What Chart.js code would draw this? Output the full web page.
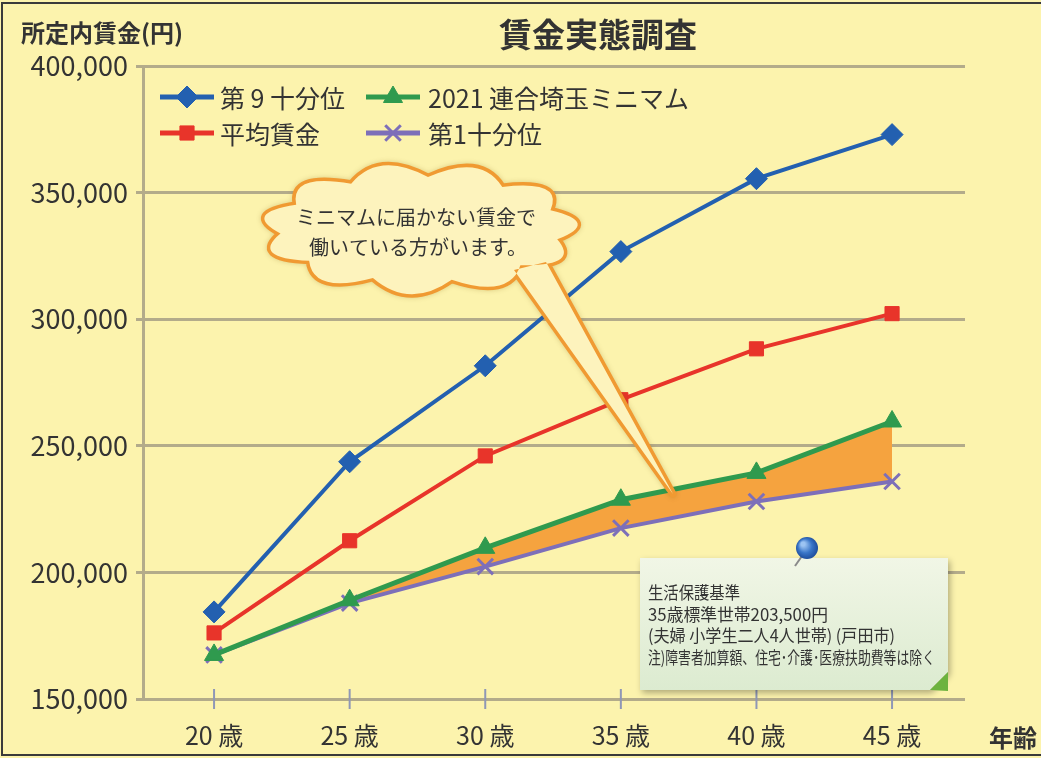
<!DOCTYPE html>
<html lang="ja">
<head>
<meta charset="utf-8">
<title>賃金実態調査</title>
<script src="https://cdn.jsdelivr.net/npm/chart.js@4.4.1/dist/chart.umd.min.js"></script>
<style>
  body { margin: 0; background: #fcf3ad; }
  canvas { display: block; }
</style>
</head>
<body>
<canvas id="wage-chart" width="1041" height="758"></canvas>
<script>
"use strict";
// ages (x categories) and yen values
const ages = [20, 25, 30, 35, 40, 45];
const ninthDecile = [184400, 243700, 281600, 326700, 355500, 372900];
const averageWage = [176100, 212500, 246000, 268200, 288300, 302200];
const rengoMinimum = [167400, 189000, 209700, 228700, 239300, 259600];
const firstDecile = [167400, 187900, 202300, 217500, 228000, 235900];
const yTicks = [150000, 200000, 250000, 300000, 350000, 400000];
const seriesLabels = ["第 9 十分位", "平均賃金", "2021 連合埼玉ミニマム", "第1十分位"];

const FONT = '"Noto Sans CJK JP", "Noto Sans", sans-serif';
const TEXT = "#333333";
const GRID = "#b3ab8a";
Chart.defaults.font.family = FONT;

function toPoints(values) {
  return ages.map((age, i) => ({ x: age, y: values[i] }));
}

// draw one legend marker the same way chart points are drawn
function drawMarker(ctx, ds, x, y) {
  ctx.save();
  ctx.fillStyle = ds.pointBackgroundColor;
  ctx.strokeStyle = ds.pointBorderColor;
  ctx.lineWidth = ds.pointBorderWidth;
  if (Chart.helpers && Chart.helpers.drawPoint) {
    Chart.helpers.drawPoint(ctx, {
      pointStyle: ds.pointStyle,
      radius: ds.pointRadius,
      borderWidth: ds.pointBorderWidth,
      rotation: 0,
    }, x, y);
  }
  ctx.restore();
}

// cloud outline path, bumps drawn as quadratic curves around an ellipse
function cloudPath(ctx, cx, cy, rx, ry, bumps) {
  for (let i = 0; i <= bumps; i++) {
    const a = (i / bumps) * Math.PI * 2 + 0.2;
    const x = cx + rx * Math.cos(a);
    const y = cy + ry * Math.sin(a);
    if (i === 0) {
      ctx.moveTo(x, y);
      continue;
    }
    const am = ((i - 0.5) / bumps) * Math.PI * 2 + 0.2;
    ctx.quadraticCurveTo(cx + rx * 1.3 * Math.cos(am), cy + ry * 1.55 * Math.sin(am), x, y);
  }
  ctx.closePath();
}

const decorations = {
  id: "decorations",
  beforeDraw(chart) {
    const ctx = chart.ctx;
    ctx.save();
    ctx.fillStyle = "#fcf3ad";
    ctx.fillRect(0, 0, chart.width, chart.height);
    ctx.restore();
  },
  beforeDatasetsDraw(chart) {
    // small tick marks crossing the x axis
    const ctx = chart.ctx;
    const xs = chart.scales.x;
    const base = chart.scales.y.getPixelForValue(150000);
    ctx.save();
    ctx.strokeStyle = "#8f97b6";
    ctx.lineWidth = 2;
    ages.forEach((age) => {
      const px = xs.getPixelForValue(age);
      ctx.beginPath();
      ctx.moveTo(px, base - 10);
      ctx.lineTo(px, base + 10);
      ctx.stroke();
    });
    ctx.restore();
  },
  afterDraw(chart) {
    const ctx = chart.ctx;
    ctx.save();

    // frame of the scanned page
    ctx.strokeStyle = "#3a3a3a";
    ctx.lineWidth = 2;
    ctx.beginPath();
    ctx.moveTo(chart.width, 3);
    ctx.lineTo(2, 3);
    ctx.lineTo(2, 755);
    ctx.lineTo(chart.width, 755);
    ctx.stroke();

    // titles
    ctx.fillStyle = TEXT;
    ctx.textBaseline = "middle";
    ctx.textAlign = "center";
    ctx.font = "bold 33px " + FONT;
    ctx.fillText("賃金実態調査", 598, 34);
    ctx.textAlign = "left";
    ctx.font = "bold 24px " + FONT;
    ctx.fillText("所定内賃金(円)", 21, 33, 167);
    ctx.fillText("年齢", 989, 738);

    // legend: line sample + marker + label
    const legendSlots = [
      { x: 160, y: 97 },
      { x: 160, y: 133 },
      { x: 366, y: 97 },
      { x: 366, y: 133 },
    ];
    ctx.font = "25px " + FONT;
    chart.data.datasets.forEach((ds, i) => {
      const slot = legendSlots[i];
      ctx.strokeStyle = ds.borderColor;
      ctx.lineWidth = 5;
      ctx.beginPath();
      ctx.moveTo(slot.x, slot.y);
      ctx.lineTo(slot.x + 54, slot.y);
      ctx.stroke();
      drawMarker(ctx, ds, slot.x + 27, slot.y);
      ctx.fillStyle = TEXT;
      ctx.fillText(ds.label, slot.x + (i < 2 ? 60 : 62), slot.y + 1);
    });

    // speech cloud with tail
    const cx = 420, cy = 229;
    ctx.beginPath();
    cloudPath(ctx, cx, cy, 140, 52, 11);
    ctx.moveTo(514, 270);
    ctx.lineTo(673, 494);
    ctx.lineTo(546, 262);
    ctx.closePath();
    ctx.lineJoin = "round";
    ctx.strokeStyle = "#f09a32";
    ctx.lineWidth = 7;
    ctx.shadowColor = "rgba(120, 90, 0, 0.25)";
    ctx.shadowBlur = 5;
    ctx.stroke();
    ctx.shadowColor = "transparent";
    ctx.fillStyle = "#fdf3bd";
    ctx.fill();
    ctx.fillStyle = TEXT;
    ctx.textAlign = "center";
    ctx.font = "20px " + FONT;
    ctx.fillText("ミニマムに届かない賃金で", 416, 217);
    ctx.fillText("働いている方がいます。", 418, 247);

    // note card
    ctx.shadowColor = "rgba(0, 0, 0, 0.3)";
    ctx.shadowBlur = 6;
    ctx.shadowOffsetX = 2;
    ctx.shadowOffsetY = 3;
    const grad = ctx.createLinearGradient(0, 558, 0, 690);
    grad.addColorStop(0, "#f1f6e6");
    grad.addColorStop(1, "#dcebd0");
    ctx.fillStyle = grad;
    ctx.beginPath();
    ctx.moveTo(640, 558);
    ctx.lineTo(948, 558);
    ctx.lineTo(948, 672);
    ctx.lineTo(930, 690);
    ctx.lineTo(640, 690);
    ctx.closePath();
    ctx.fill();
    ctx.shadowColor = "transparent";
    ctx.fillStyle = "#6db33f";
    ctx.beginPath();
    ctx.moveTo(948, 672);
    ctx.lineTo(948, 691);
    ctx.lineTo(930, 690);
    ctx.closePath();
    ctx.fill();

    ctx.fillStyle = TEXT;
    ctx.textAlign = "left";
    ctx.font = "17px " + FONT;
    const noteLines = [
      ["生活保護基準", 92],
      ["35歳標準世帯203,500円", 180],
      ["(夫婦 小学生二人4人世帯) (戸田市)", 247],
      ["注)障害者加算額、住宅･介護･医療扶助費等は除く", 287],
    ];
    noteLines.forEach((line, i) => ctx.fillText(line[0], 648, 593 + i * 21.5, line[1]));

    // push pin
    ctx.strokeStyle = "#8a8a8a";
    ctx.lineWidth = 2;
    ctx.beginPath();
    ctx.moveTo(802, 556);
    ctx.lineTo(795, 566);
    ctx.stroke();
    const pin = ctx.createRadialGradient(803, 544, 2, 807, 548, 12);
    pin.addColorStop(0, "#9cc4f2");
    pin.addColorStop(0.5, "#3a76c8");
    pin.addColorStop(1, "#1b4896");
    ctx.fillStyle = pin;
    ctx.beginPath();
    ctx.arc(807, 548, 11, 0, Math.PI * 2);
    ctx.fill();

    ctx.restore();
  },
};

const datasets = [
  {
    label: seriesLabels[0],
    data: toPoints(ninthDecile),
    borderColor: "#2360b0",
    borderWidth: 4,
    pointStyle: "rectRot",
    pointRadius: 11,
    pointBackgroundColor: "#2360b0",
    pointBorderColor: "#2360b0",
    pointBorderWidth: 1,
    fill: false,
  },
  {
    label: seriesLabels[1],
    data: toPoints(averageWage),
    borderColor: "#e8342a",
    borderWidth: 4,
    pointStyle: "rect",
    pointRadius: 10,
    pointBackgroundColor: "#e8342a",
    pointBorderColor: "#e8342a",
    pointBorderWidth: 1,
    fill: false,
  },
  {
    label: seriesLabels[2],
    data: toPoints(rengoMinimum),
    borderColor: "#2f9a4e",
    borderWidth: 5,
    pointStyle: "triangle",
    pointRadius: 11,
    pointBackgroundColor: "#2f9a4e",
    pointBorderColor: "#2f9a4e",
    pointBorderWidth: 1,
    // orange band between minimum and first decile
    fill: { target: 3, above: "#f5a33f", below: "rgba(0,0,0,0)" },
  },
  {
    label: seriesLabels[3],
    data: toPoints(firstDecile),
    borderColor: "#7d6fb9",
    borderWidth: 4,
    pointStyle: "crossRot",
    pointRadius: 11,
    pointBackgroundColor: "#7d6fb9",
    pointBorderColor: "#7d6fb9",
    pointBorderWidth: 3,
    fill: false,
  },
];

new Chart(document.getElementById("wage-chart"), {
  type: "line",
  data: { datasets: datasets },
  options: {
    responsive: false,
    animation: false,
    layout: { padding: { top: 66, right: 76, left: 0, bottom: 0 } },
    elements: { line: { tension: 0 } },
    plugins: {
      legend: { display: false },
      title: { display: false },
      tooltip: { enabled: false },
      filler: { drawTime: "beforeDatasetsDraw" },
    },
    scales: {
      x: {
        type: "linear",
        min: 17.38,
        max: 47.69,
        afterBuildTicks: (scale) => {
          scale.ticks = ages.map((a) => ({ value: a }));
        },
        afterFit: (scale) => {
          scale.height = 59;
        },
        ticks: {
          callback: (v) => v + " 歳",
          color: TEXT,
          font: { size: 25 },
          padding: 13,
          maxRotation: 0,
        },
        grid: { display: false },
        border: { display: false },
      },
      y: {
        min: 150000,
        max: 400000,
        afterBuildTicks: (scale) => {
          scale.ticks = yTicks.map((v) => ({ value: v }));
        },
        afterFit: (scale) => {
          scale.width = 143;
        },
        ticks: {
          callback: (v) => v.toLocaleString("en-US"),
          color: TEXT,
          font: { size: 27 },
          padding: 8,
        },
        grid: { color: GRID, lineWidth: 3, tickLength: 7 },
        border: { display: true, color: GRID, width: 3 },
      },
    },
  },
  plugins: [decorations],
});
</script>
</body>
</html>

· · · · · · ·

▸ Task objective
Gather every line from the listing above in which "page" appears, and copy those lines.

▸ Task output
What Chart.js code would draw this? Output the full web page.
    // frame of the scanned page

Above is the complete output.